Naturally, wizards will ward their own destiny to prevent someone else examining it. Even so, there are ways and means to get partial but accurate glimpses of a future without running into a ward or altering fate. Certain places, times and rituals you can follow. To outsiders, the process seems even more vague and mystical than normal wizardry. Use them properly and you can observe a fate like a bird in your peripheral vision, ready to fly away if you turn your head. You can make guesses about it based on that, and maybe nudge it a little to move in the direction you want.

This is the work of years, or perhaps even lifetimes. Great sages trying to uncover and fix their own good end in place, and infer from unexpected changes who’s working against them and how.

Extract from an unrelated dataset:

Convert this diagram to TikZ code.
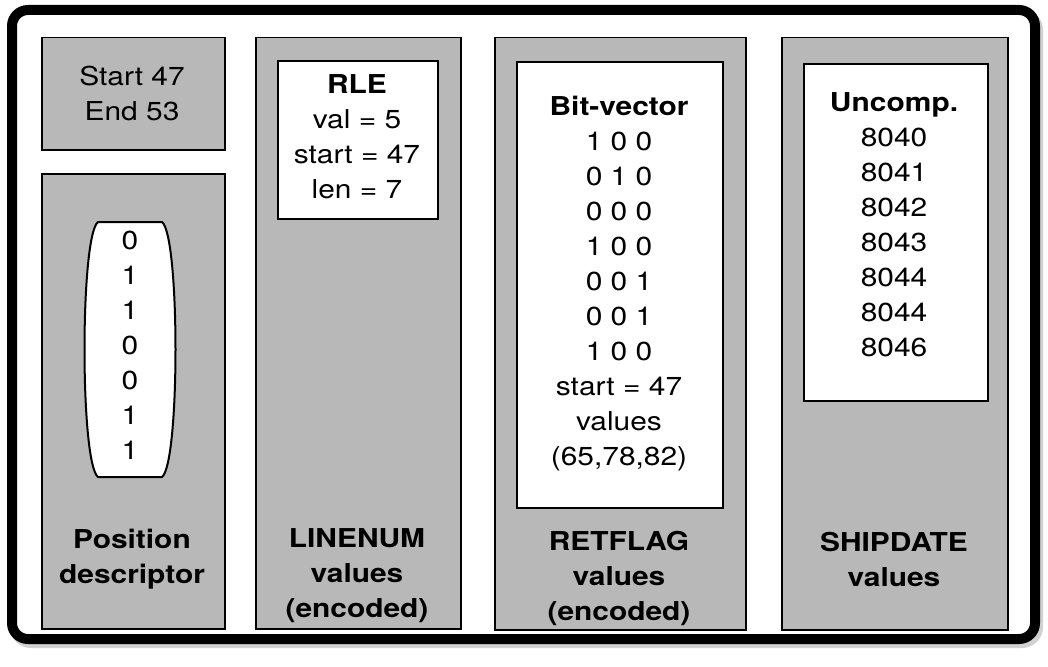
\documentclass[tikz,border=0pt]{standalone}
\usepackage{fontspec}
\setmainfont{TeX Gyre Heros}[FakeStretch=1.15]
\definecolor{panelgray}{HTML}{B8B8B8}
\begin{document}
\begin{tikzpicture}[x=1pt,y=-1pt,
  panel/.style={draw=black, line width=1.5pt, fill=panelgray, anchor=north west, inner sep=0pt},
  inbox/.style={draw=black, line width=2pt, fill=white, anchor=north west, inner sep=0pt},
  txt/.style={font=\fontsize{26}{35}\selectfont, align=center, anchor=north, inner sep=0pt},
  btxt/.style={txt, font=\fontsize{26}{35}\selectfont\bfseries}]
\useasboundingbox (0,0) rectangle (1048,666);
% outer frame with shadow
\draw[line width=10pt, rounded corners=16pt, black!18] (15,14) rectangle (1038,643);
\draw[line width=10pt, rounded corners=16pt, fill=white] (12,10) rectangle (1035,639);
% panels
\node[panel, minimum width=183pt, minimum height=112pt] (p1) at (41,37) {};
\node[panel, minimum width=183pt, minimum height=455pt] (p2) at (41,173) {};
\node[panel, minimum width=205pt, minimum height=591pt] (p3) at (255,37) {};
\node[panel, minimum width=251pt, minimum height=592pt] (p4) at (494,37) {};
\node[panel, minimum width=226pt, minimum height=592pt] (p5) at (781,37) {};
% inner boxes
\node[inbox, minimum width=160pt, minimum height=158pt] (rle) at (277,60) {};
\node[inbox, minimum width=206pt, minimum height=446pt] (bv) at (516,61) {};
\node[inbox, minimum width=184pt, minimum height=337pt] (uc) at (803,63) {};
% capsule
\draw[line width=2pt, fill=white, line join=round] (98,222) -- (162,222)
  .. controls (180,236) and (180,463) .. (162,477) -- (98,477)
  .. controls (80,463) and (80,236) .. (98,222) -- cycle;
% texts
\node[txt] (t1) at (132,66) {Start 47\\End 53};
\node[txt] (t2) at (130,231) {0\\1\\1\\0\\0\\1\\1};
\node[txt] (t3) at (357,74) {\textbf{RLE}\\val = 5\\start = 47\\len = 7};
\node[txt] (t4) at (619,96) {\textbf{Bit-vector}\\1 0 0\\0 1 0\\0 0 0\\1 0 0\\0 0 1\\0 0 1\\1 0 0\\start = 47\\values\\(65,78,82)};
\node[txt] (t5) at (894,92) {\textbf{Uncomp.}\\8040\\8041\\8042\\8043\\8044\\8044\\8046};
\node[btxt] (l1) at (132,529) {Position\\descriptor};
\node[btxt] (l2) at (357,528) {LINENUM\\values\\(encoded)};
\node[btxt] (l3) at (619,531) {RETFLAG\\values\\(encoded)};
\node[btxt] (l4) at (894,532) {SHIPDATE\\values};
\end{tikzpicture}
\end{document}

In a world like this, what happens to people who achieve their great destiny and survive? If you believe that the workings of destiny are as perfect and omnipresent as physics, they probably just live quietly until they die unremarkably. In a world where it’s a legitimate threat that a god might drunkenly lose your planet in a game of cards, things might not be so neat. I think a party of former Prophecied Heroes would be perfect agents for a high-powered wizard. Cut loose by destiny, unpredictable and un-divineable. And it makes sense of the way players will stomp all over a GM’s plans for them.

And it makes this scene possible:

“You’re a former chosen one of the prophecy? So am I!”
“And me! I fulfilled a prophecy. What about you?”
“Well, yes. But I don’t like to talk about it. There were spiders.”
“‘Scuse me, I just recently fulfilled quite a big prophecy--“
“Shut up, assassin. We’re still turning you in for the bounty.”

Saturday, 2 November 2019

Fantasy Medieval X-Men

Image by Mohammed Hassan via Pixabay
I don't know if this idea has legs or not. It's an interesting metagame but I'm not sure it's fun. But I've had it in my head for far too long without progressing it one way or another, so maybe I can get it out by writing it down.

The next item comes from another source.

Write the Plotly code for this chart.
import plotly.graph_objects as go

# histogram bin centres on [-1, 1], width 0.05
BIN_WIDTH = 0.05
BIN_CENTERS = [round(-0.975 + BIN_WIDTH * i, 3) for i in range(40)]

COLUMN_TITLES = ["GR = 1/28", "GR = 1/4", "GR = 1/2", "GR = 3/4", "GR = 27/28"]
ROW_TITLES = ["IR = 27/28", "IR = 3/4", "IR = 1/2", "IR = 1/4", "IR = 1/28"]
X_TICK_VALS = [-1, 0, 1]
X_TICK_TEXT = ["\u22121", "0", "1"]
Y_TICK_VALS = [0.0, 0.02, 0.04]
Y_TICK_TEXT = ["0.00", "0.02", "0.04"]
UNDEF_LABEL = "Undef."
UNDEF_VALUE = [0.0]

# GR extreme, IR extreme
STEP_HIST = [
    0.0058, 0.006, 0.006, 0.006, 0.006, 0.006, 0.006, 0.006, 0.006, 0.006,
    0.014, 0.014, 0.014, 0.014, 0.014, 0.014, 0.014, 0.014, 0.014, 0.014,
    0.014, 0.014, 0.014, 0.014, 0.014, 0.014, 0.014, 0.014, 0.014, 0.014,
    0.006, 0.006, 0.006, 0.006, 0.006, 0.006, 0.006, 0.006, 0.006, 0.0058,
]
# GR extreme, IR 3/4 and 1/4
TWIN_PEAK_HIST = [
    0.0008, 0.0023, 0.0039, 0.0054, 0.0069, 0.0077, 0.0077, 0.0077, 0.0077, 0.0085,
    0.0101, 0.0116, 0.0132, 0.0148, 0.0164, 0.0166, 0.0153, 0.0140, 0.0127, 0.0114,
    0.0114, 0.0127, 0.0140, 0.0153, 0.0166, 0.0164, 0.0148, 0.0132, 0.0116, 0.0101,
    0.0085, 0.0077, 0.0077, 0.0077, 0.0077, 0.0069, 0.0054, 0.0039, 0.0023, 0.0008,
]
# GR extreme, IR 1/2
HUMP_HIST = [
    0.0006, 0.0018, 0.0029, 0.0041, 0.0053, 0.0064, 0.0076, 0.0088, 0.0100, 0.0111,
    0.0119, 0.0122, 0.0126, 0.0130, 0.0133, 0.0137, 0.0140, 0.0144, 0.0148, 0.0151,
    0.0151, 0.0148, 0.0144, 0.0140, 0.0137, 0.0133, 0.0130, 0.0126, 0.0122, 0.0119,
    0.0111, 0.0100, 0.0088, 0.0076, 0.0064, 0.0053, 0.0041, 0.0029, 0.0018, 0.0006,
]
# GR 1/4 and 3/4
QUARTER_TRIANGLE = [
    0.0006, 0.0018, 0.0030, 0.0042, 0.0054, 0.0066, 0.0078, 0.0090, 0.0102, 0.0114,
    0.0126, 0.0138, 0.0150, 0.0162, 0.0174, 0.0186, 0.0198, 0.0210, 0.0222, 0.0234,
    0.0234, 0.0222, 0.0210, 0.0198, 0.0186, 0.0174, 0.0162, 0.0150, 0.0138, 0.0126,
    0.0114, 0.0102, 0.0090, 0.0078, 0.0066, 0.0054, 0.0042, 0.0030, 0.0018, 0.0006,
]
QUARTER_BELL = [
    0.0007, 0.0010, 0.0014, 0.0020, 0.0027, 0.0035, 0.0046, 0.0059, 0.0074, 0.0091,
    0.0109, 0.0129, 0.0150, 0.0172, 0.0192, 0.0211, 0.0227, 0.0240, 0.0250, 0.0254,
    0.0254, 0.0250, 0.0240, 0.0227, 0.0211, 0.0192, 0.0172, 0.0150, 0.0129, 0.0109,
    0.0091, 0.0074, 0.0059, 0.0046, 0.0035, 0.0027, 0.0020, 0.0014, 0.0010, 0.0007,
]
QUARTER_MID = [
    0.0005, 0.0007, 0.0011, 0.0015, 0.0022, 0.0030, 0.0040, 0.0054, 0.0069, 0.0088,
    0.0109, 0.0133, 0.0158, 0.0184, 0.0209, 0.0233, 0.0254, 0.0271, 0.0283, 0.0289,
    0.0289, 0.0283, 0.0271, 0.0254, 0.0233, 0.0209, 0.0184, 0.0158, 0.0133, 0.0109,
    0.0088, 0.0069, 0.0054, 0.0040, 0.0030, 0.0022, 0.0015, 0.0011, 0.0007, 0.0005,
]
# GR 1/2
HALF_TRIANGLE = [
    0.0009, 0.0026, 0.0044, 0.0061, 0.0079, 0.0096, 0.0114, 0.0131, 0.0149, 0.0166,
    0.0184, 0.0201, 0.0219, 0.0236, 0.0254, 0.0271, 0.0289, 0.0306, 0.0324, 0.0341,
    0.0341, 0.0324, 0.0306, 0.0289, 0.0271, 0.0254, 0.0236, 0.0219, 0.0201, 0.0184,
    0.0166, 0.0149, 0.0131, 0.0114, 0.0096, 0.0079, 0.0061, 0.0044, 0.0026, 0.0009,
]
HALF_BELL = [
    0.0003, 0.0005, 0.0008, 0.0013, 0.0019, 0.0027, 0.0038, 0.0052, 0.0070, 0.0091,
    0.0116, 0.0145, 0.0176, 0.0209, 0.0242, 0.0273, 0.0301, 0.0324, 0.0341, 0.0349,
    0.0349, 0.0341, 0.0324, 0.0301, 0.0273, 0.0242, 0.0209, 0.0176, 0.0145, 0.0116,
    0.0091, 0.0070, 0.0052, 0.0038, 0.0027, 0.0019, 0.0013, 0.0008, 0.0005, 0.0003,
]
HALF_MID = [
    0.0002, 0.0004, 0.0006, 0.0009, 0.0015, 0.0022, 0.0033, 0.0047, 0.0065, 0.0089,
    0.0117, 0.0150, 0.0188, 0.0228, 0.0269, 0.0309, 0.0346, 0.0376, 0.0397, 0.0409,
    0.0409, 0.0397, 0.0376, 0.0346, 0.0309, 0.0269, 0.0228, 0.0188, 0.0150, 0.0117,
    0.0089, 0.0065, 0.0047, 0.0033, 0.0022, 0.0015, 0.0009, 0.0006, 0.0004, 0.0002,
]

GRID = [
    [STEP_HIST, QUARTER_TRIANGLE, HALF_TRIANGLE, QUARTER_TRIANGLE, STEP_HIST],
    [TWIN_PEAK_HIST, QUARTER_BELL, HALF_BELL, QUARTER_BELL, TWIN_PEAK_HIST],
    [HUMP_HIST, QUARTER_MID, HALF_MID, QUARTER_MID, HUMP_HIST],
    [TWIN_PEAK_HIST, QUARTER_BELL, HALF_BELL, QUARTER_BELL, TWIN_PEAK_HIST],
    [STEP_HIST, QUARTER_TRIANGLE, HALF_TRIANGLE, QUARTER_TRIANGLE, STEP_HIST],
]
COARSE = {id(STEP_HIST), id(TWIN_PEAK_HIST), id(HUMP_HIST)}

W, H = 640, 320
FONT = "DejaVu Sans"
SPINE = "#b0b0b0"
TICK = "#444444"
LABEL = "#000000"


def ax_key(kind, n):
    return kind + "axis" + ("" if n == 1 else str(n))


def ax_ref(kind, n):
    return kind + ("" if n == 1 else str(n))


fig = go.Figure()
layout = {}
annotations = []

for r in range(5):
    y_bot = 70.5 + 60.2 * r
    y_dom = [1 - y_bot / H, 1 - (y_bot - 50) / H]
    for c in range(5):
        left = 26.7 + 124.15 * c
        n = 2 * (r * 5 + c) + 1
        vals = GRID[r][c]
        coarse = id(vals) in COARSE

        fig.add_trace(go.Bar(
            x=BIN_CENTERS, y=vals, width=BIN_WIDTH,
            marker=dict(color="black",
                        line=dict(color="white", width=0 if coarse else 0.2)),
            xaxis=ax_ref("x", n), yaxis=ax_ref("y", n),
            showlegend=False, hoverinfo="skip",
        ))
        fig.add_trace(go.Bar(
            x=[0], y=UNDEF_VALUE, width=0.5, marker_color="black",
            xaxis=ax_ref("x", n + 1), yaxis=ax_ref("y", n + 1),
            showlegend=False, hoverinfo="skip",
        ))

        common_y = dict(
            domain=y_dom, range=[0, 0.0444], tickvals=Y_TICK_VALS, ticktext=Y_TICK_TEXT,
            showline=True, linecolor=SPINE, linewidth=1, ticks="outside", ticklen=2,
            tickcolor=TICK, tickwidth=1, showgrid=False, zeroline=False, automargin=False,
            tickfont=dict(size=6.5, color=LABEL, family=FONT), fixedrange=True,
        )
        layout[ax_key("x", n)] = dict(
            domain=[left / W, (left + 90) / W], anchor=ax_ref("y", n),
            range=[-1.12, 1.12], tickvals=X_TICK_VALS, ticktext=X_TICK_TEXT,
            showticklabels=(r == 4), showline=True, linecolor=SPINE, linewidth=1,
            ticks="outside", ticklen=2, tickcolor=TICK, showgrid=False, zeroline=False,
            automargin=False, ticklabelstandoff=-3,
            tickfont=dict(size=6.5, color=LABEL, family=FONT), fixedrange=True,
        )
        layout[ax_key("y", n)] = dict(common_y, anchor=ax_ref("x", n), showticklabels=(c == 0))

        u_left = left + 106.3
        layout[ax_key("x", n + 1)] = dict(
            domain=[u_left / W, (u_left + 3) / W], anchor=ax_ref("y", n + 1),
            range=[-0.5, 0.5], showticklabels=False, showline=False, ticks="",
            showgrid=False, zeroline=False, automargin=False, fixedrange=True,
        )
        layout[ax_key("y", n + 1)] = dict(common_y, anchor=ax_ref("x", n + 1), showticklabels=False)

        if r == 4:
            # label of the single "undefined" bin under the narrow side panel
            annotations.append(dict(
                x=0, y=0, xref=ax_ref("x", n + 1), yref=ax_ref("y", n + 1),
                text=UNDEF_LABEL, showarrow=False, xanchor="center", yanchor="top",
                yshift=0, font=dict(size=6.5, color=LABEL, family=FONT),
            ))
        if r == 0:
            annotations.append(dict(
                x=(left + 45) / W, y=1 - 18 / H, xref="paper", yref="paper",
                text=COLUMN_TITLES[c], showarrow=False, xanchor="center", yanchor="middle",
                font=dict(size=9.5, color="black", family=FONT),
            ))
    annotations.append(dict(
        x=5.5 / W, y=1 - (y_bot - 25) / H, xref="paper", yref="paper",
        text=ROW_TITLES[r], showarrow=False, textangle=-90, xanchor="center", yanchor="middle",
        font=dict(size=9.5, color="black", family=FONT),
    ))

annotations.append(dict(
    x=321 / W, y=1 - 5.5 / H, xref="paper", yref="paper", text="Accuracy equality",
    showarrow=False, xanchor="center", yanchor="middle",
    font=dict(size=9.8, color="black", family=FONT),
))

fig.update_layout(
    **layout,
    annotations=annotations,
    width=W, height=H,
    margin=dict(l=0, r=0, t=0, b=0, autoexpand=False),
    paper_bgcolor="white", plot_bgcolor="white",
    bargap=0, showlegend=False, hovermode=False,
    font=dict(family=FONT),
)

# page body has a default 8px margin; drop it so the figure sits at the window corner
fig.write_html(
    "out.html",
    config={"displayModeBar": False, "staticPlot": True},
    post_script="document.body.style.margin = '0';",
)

Wizard X has assembled a team of heroes, each with their own special quality. By way of example, Sir A is as strong as an ogre. Lady B has hypnotically fascinating eyes. Sir C can swim like a fish. They roam the countryside doing good deeds, but the local peasants are always grateful when they move on. There's something unsettling about them.

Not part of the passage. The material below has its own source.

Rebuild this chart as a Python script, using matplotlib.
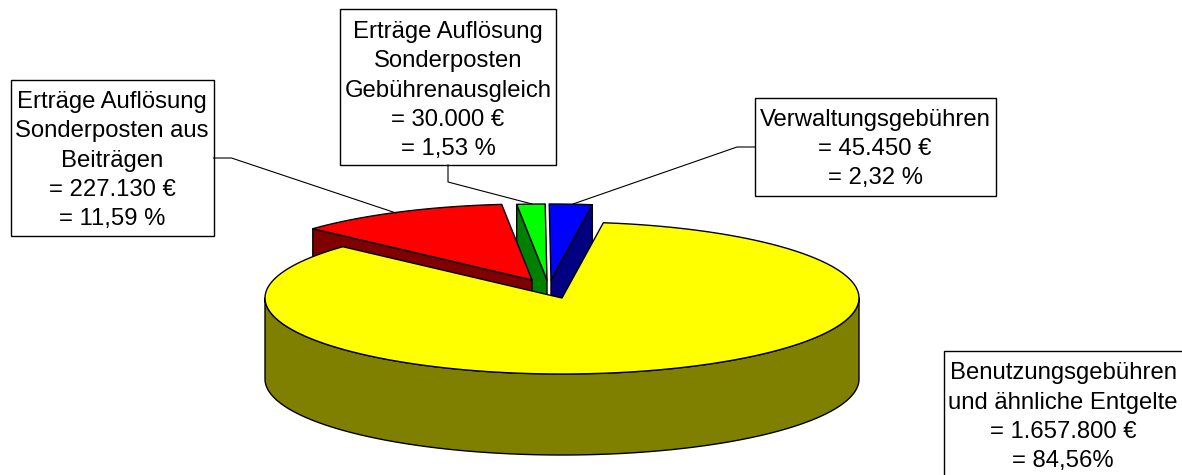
import numpy as np
import matplotlib
matplotlib.use('Agg')
import matplotlib.pyplot as plt
from matplotlib.patches import Polygon, Rectangle

# Slices, clockwise starting from the yellow one
categories = ['Benutzungsgebühren\nund ähnliche Entgelte',
              'Erträge Auflösung\nSonderposten aus\nBeiträgen',
              'Erträge Auflösung\nSonderposten\nGebührenausgleich',
              'Verwaltungsgebühren']
values = [1657800, 227130, 30000, 45450]
value_labels = ['= 1.657.800 €', '= 227.130 €', '= 30.000 €', '= 45.450 €']
percent_labels = ['= 84,56%', '= 11,59 %', '= 1,53 %', '= 2,32 %']

TOP_COLOURS = ['#ffff00', '#ff0000', '#00ff00', '#0000ff']
SIDE_COLOURS = ['#808000', '#800000', '#008000', '#000080']

# Pie geometry, in pixels
CENTRE = (562, 298)
RX = 297
RY = 76
DEPTH = 81
START_ANGLE = 8.0
APEX = [(562, 298), (532, 280), (547, 280), (551, 280)]

FONT = 'Liberation Sans'
FONT_SIZE = 17.2
LINE_SPACING = 1.425
EDGE = dict(edgecolor='black', linewidth=1.0, joinstyle='round')

BOXES = [
    # x0, y0, x1, y1, text centre x, last baseline y
    (944, 351, 1190, 490, 1063, 467),
    (10.5, 80, 213.5, 236, 112, 225),
    (340, 9, 556, 165, 448, 155),
    (755, 98, 996, 196, 875, 184),
]
LEADERS = [
    None,
    [(213.5, 158), (231.5, 158), (396, 213)],
    [(448, 165), (448, 182), (532, 204)],
    [(755, 147), (737, 147), (573, 204)],
]


def rim(apex, a0, a1, depth=0):
    """Points on the rim between two angles (degrees clockwise from the top)"""
    t = np.radians(np.linspace(a0, a1, 200))
    return np.column_stack([apex[0] + RX * np.sin(t), apex[1] - RY * np.cos(t) + depth])


def cut_face(apex, angle):
    p = rim(apex, angle, angle)[0]
    return [apex, tuple(p), (p[0], p[1] + DEPTH), (apex[0], apex[1] + DEPTH)]


fig = plt.figure(figsize=(11.82, 4.75), dpi=100)
ax = fig.add_axes([0, 0, 1, 1])
ax.set_xlim(0, 1182)
ax.set_ylim(475, 0)
ax.axis('off')

sweep = np.array(values) / np.sum(values) * 360
starts = START_ANGLE + np.concatenate([[0], np.cumsum(sweep)[:-1]])

# Exploded slices, back to front: blue, green, red
faces = {1: starts[1], 2: starts[2], 3: starts[3] + sweep[3]}
for i in [3, 2, 1]:
    apex = APEX[i]
    ax.add_patch(Polygon(cut_face(apex, faces[i]), facecolor=SIDE_COLOURS[i], **EDGE))
    top = np.vstack([[apex], rim(apex, starts[i], starts[i] + sweep[i])])
    ax.add_patch(Polygon(top, facecolor=TOP_COLOURS[i], **EDGE))

# Yellow slice goes over the lower parts of the others
wall = np.vstack([rim(CENTRE, 90, 270), rim(CENTRE, 270, 90, DEPTH)])
ax.add_patch(Polygon(wall, facecolor=SIDE_COLOURS[0], **EDGE))
top = np.vstack([[CENTRE], rim(CENTRE, starts[0], starts[0] + sweep[0])])
ax.add_patch(Polygon(top, facecolor=TOP_COLOURS[0], **EDGE))

# Labels with their leader lines
for i, (x0, y0, x1, y1, tx, ty) in enumerate(BOXES):
    if LEADERS[i]:
        xs, ys = zip(*LEADERS[i])
        ax.plot(xs, ys, color='black', linewidth=0.8)
    ax.add_patch(Rectangle((x0, y0), x1 - x0, y1 - y0, facecolor='white',
                           edgecolor='black', linewidth=1.0))
    label = categories[i] + '\n' + value_labels[i] + '\n' + percent_labels[i]
    ax.text(tx, ty, label, ha='center', va='baseline', multialignment='center',
            family=FONT, fontsize=FONT_SIZE, linespacing=LINE_SPACING, color='black')

fig.savefig('out.png', dpi=100)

Each of the characters is cursed and doesn't know it. Sir A just knows that Lady B is under a dark fate and must never see her own reflection. It's his job to keep tabs on her and make sure she doesn't. Lady B knows that Sir C must never taste sea water and it's her role to see that he never does. Sir C knows that Sir A can never eat uncooked meat under any circumstances, and the task of stopping it falls to him.

But the real truth is that Sir A is as strong as an ogre because he is one. Wizard X permanently polymorphed him into human shape and geased him never to think about his past. If he ever eats raw meat, that part of the spell is undone. Lady B has some of the powers of a gorgon because she's a gorgon. Sir C is a Saghuin. Each of them has a taboo they can never break, or their real nature will be revealed to them. Wizard X never told them about the 'curse' or the taboo because he didn't want them to know even that much about their situation. In order to keep them from crossing the line, he gave each of them the job of managing one of their companions.

I think it would be on-theme for only the GM and a character's minder player to know what their taboo is. I can't imagine it being hard to figure out, the cat's going to be out of the bag on the meta level within the first session or two. From there it's going to be about playing their character like they aren't aware of it and don't know why another character is constantly trying to stop them doing something. Obviously for this to make it into a game, players will have to be comfortable with acting out in-game conflict between the two characters. Some people aren't, and that's fine. I'm not sure I could make this work at my table. I know some larpers who might go for it.

It could be a good gimmick for a streamed game, on reflection.